## Given data
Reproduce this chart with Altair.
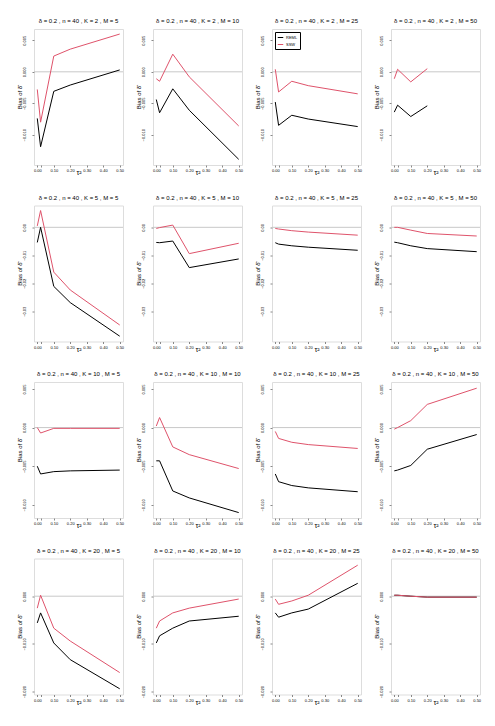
import altair as alt
import pandas as pd

FONT = "Liberation Sans"
RED = "#DF536B"
TAU2 = [0.00, 0.02, 0.10, 0.20, 0.50]
TAU2_SHORT = [0.00, 0.02, 0.10, 0.20]
X_TICKS = [0.00, 0.02, 0.10, 0.20, 0.30, 0.40, 0.50]
ZERO = [0.0]

# K = 2
REML_K2_M5 = [-0.0074, -0.0119, -0.0031, -0.0021, 0.0003]
SSW_K2_M5 = [-0.0028, -0.0080, 0.0025, 0.0036, 0.0060]
REML_K2_M10 = [-0.0044, -0.0065, -0.0027, -0.0061, -0.0139]
SSW_K2_M10 = [-0.0011, -0.0015, 0.0028, -0.0008, -0.0086]
REML_K2_M25 = [-0.0048, -0.0085, -0.0069, -0.0075, -0.0087]
SSW_K2_M25 = [0.0004, -0.0032, -0.0015, -0.0022, -0.0035]
REML_K2_M50 = [-0.0064, -0.0053, -0.0071, -0.0054]
SSW_K2_M50 = [-0.0011, 0.0004, -0.0016, 0.0005]
# K = 5
REML_K5_M5 = [-0.0054, 0.0000, -0.0211, -0.0269, -0.0389]
SSW_K5_M5 = [0.0005, 0.0060, -0.0160, -0.0224, -0.0349]
REML_K5_M10 = [-0.0054, -0.0055, -0.0049, -0.0144, -0.0113]
SSW_K5_M10 = [-0.0004, -0.0001, 0.0008, -0.0094, -0.0057]
REML_K5_M25 = [-0.0055, -0.0060, -0.0066, -0.0071, -0.0082]
SSW_K5_M25 = [-0.0004, -0.0006, -0.0012, -0.0017, -0.0028]
REML_K5_M50 = [-0.0053, -0.0055, -0.0066, -0.0076, -0.0087]
SSW_K5_M50 = [0.0000, 0.0000, -0.0010, -0.0022, -0.0031]
# K = 10
REML_K10_M5 = [-0.0050, -0.0060, -0.0057, -0.0056, -0.0055]
SSW_K10_M5 = [0.0000, -0.0007, -0.0001, -0.0001, -0.0001]
REML_K10_M10 = [-0.0043, -0.0043, -0.0082, -0.0091, -0.0110]
SSW_K10_M10 = [0.0002, 0.0013, -0.0025, -0.0035, -0.0053]
REML_K10_M25 = [-0.0060, -0.0070, -0.0075, -0.0078, -0.0083]
SSW_K10_M25 = [-0.0005, -0.0014, -0.0019, -0.0022, -0.0027]
REML_K10_M50 = [-0.0056, -0.0055, -0.0049, -0.0028, -0.0009]
SSW_K10_M50 = [-0.0002, 0.0000, 0.0009, 0.0030, 0.0051]
# K = 20
REML_K20_M5 = [-0.0056, -0.0035, -0.0098, -0.0133, -0.0194]
SSW_K20_M5 = [-0.0025, 0.0002, -0.0067, -0.0094, -0.0160]
REML_K20_M10 = [-0.0098, -0.0083, -0.0067, -0.0052, -0.0042]
SSW_K20_M10 = [-0.0067, -0.0052, -0.0035, -0.0025, -0.0006]
REML_K20_M25 = [-0.0035, -0.0044, -0.0035, -0.0027, 0.0027]
SSW_K20_M25 = [-0.0006, -0.0017, -0.0010, 0.0002, 0.0065]
REML_K20_M50 = [0.0002, 0.0002, 0.0000, -0.0002, -0.0002]
SSW_K20_M50 = [0.0002, 0.0002, 0.0000, -0.0002, -0.0002]

ROW_DOMAINS = {
    2: [-0.0148, 0.0068],
    5: [-0.0408, 0.0078],
    10: [-0.0117, 0.0059],
    20: [-0.0206, 0.0079],
}
ROW_TICKS = {
    2: [-0.010, -0.005, 0.000, 0.005],
    5: [-0.03, -0.02, -0.01, 0.00],
    10: [-0.010, -0.005, 0.000, 0.005],
    20: [-0.020, -0.015, -0.010, -0.005, 0.000, 0.005],
}
ROW_FMT = {2: ".3f", 5: ".2f", 10: ".3f", 20: ".3f"}

SERIES = {
    (2, 5): (TAU2, REML_K2_M5, SSW_K2_M5),
    (2, 10): (TAU2, REML_K2_M10, SSW_K2_M10),
    (2, 25): (TAU2, REML_K2_M25, SSW_K2_M25),
    (2, 50): (TAU2_SHORT, REML_K2_M50, SSW_K2_M50),
    (5, 5): (TAU2, REML_K5_M5, SSW_K5_M5),
    (5, 10): (TAU2, REML_K5_M10, SSW_K5_M10),
    (5, 25): (TAU2, REML_K5_M25, SSW_K5_M25),
    (5, 50): (TAU2, REML_K5_M50, SSW_K5_M50),
    (10, 5): (TAU2, REML_K10_M5, SSW_K10_M5),
    (10, 10): (TAU2, REML_K10_M10, SSW_K10_M10),
    (10, 25): (TAU2, REML_K10_M25, SSW_K10_M25),
    (10, 50): (TAU2, REML_K10_M50, SSW_K10_M50),
    (20, 5): (TAU2, REML_K20_M5, SSW_K20_M5),
    (20, 10): (TAU2, REML_K20_M10, SSW_K20_M10),
    (20, 25): (TAU2, REML_K20_M25, SSW_K20_M25),
    (20, 50): (TAU2, REML_K20_M50, SSW_K20_M50),
}

KS = [2, 5, 10, 20]
MS = [5, 10, 25, 50]


def panel(K, M):
    tau, reml, ssw = SERIES[(K, M)]
    df = pd.DataFrame({
        "tau2": list(tau) + list(tau),
        "bias": list(reml) + list(ssw),
        "method": ["REML"] * len(tau) + ["SSW"] * len(tau),
    })
    xscale = alt.Scale(domain=[-0.02, 0.52], nice=False, zero=False)
    yscale = alt.Scale(domain=ROW_DOMAINS[K], nice=False, zero=False)
    xaxis = alt.Axis(
        values=X_TICKS,
        labelExpr="abs(datum.value - 0.02) < 0.001 ? '' : format(datum.value, '.2f')",
        title="τ²", titleFontSize=7, titleFont=FONT, titleFontWeight="normal",
        titlePadding=-4, labelFontSize=4, labelFont=FONT, labelPadding=1.5,
        tickSize=2, domain=False, grid=False, labelFlush=False, labelOverlap=False,
    )
    yaxis = alt.Axis(
        values=ROW_TICKS[K], format=ROW_FMT[K],
        title="Bias of δ̂", titleFontSize=6, titleFont=FONT, titleFontWeight="normal",
        titlePadding=0, labelFontSize=4, labelFont=FONT, labelPadding=6,
        labelAngle=270, labelAlign="center", labelBaseline="bottom",
        tickSize=2, domain=False, grid=False, labelFlush=False, labelOverlap=False,
    )
    if K == 2 and M == 25:
        legend = alt.Legend(
            orient="top-left", offset=3, title=None, labelFontSize=4, labelFont=FONT,
            symbolType="stroke", symbolSize=30, symbolStrokeWidth=1,
            strokeColor="black", fillColor="white", padding=2, rowPadding=1,
            labelOffset=2,
        )
    else:
        legend = None
    rule = alt.Chart(pd.DataFrame({"zero": ZERO})).mark_rule(
        color="#C8C8C8", strokeWidth=1
    ).encode(y=alt.Y("zero:Q"))
    lines = alt.Chart(df).mark_line(strokeWidth=1).encode(
        x=alt.X("tau2:Q", scale=xscale, axis=xaxis),
        y=alt.Y("bias:Q", scale=yscale, axis=yaxis),
        color=alt.Color(
            "method:N",
            scale=alt.Scale(domain=["REML", "SSW"], range=["#000000", RED]),
            legend=legend,
        ),
    )
    title = alt.TitleParams(
        f"δ = 0.2 , n = 40 , K = {K} , M = {M}",
        fontSize=6, font=FONT, fontWeight="normal", offset=5, anchor="middle",
    )
    return alt.layer(rule, lines).properties(width=89, height=136, title=title)


rows = []
for K in KS:
    row = alt.hconcat(*[panel(K, M) for M in MS], spacing=9).resolve_legend(
        color="independent"
    ).resolve_scale(color="independent")
    rows.append(row)

chart = alt.vconcat(*rows, spacing=17.5).resolve_legend(
    color="independent"
).resolve_scale(color="independent").properties(
    padding={"left": 7, "top": 9, "right": 0, "bottom": 0}
).configure_view(
    stroke="#333333", strokeWidth=1
).configure(background="white")

chart.save("out.html", embed_options={"renderer": "svg", "actions": False})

## What is expected
Every line from the start of the listing above through the line with "ZERO = [0.0]" should be repeated exactly; skip the pictures and add nothing else.

## Solution to the exercise
Reproduce this chart with Altair.
import altair as alt
import pandas as pd

FONT = "Liberation Sans"
RED = "#DF536B"
TAU2 = [0.00, 0.02, 0.10, 0.20, 0.50]
TAU2_SHORT = [0.00, 0.02, 0.10, 0.20]
X_TICKS = [0.00, 0.02, 0.10, 0.20, 0.30, 0.40, 0.50]
ZERO = [0.0]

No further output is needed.